Start

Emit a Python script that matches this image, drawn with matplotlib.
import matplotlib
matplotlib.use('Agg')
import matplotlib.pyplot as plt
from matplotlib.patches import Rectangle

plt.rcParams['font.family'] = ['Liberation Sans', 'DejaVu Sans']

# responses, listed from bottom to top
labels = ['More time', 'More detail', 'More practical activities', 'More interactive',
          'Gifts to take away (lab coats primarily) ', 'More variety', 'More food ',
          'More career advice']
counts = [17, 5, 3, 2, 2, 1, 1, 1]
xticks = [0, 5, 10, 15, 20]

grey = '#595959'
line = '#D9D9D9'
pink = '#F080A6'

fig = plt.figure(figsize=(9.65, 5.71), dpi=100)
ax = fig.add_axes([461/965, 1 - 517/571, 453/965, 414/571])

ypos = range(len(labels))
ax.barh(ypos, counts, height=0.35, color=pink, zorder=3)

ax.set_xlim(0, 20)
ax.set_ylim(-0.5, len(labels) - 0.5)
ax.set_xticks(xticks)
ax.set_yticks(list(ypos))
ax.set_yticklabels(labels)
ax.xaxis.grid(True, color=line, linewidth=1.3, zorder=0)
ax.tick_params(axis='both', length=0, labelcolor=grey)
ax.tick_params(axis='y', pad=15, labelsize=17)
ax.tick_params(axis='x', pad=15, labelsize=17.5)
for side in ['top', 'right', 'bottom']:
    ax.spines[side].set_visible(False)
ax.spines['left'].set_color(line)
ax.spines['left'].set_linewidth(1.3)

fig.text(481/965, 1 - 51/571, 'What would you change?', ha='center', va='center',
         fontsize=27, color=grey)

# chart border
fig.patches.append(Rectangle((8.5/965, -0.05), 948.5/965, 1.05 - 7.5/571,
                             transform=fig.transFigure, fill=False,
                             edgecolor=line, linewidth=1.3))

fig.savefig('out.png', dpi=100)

End

EXERCISE TASK => Beginning at the first line above, repeat exactly until the line containing "pink = '#F080A6'", which is included.

RESPONSE TO THIS TASK =>
Emit a Python script that matches this image, drawn with matplotlib.
import matplotlib
matplotlib.use('Agg')
import matplotlib.pyplot as plt
from matplotlib.patches import Rectangle

plt.rcParams['font.family'] = ['Liberation Sans', 'DejaVu Sans']

# responses, listed from bottom to top
labels = ['More time', 'More detail', 'More practical activities', 'More interactive',
          'Gifts to take away (lab coats primarily) ', 'More variety', 'More food ',
          'More career advice']
counts = [17, 5, 3, 2, 2, 1, 1, 1]
xticks = [0, 5, 10, 15, 20]

grey = '#595959'
line = '#D9D9D9'
pink = '#F080A6'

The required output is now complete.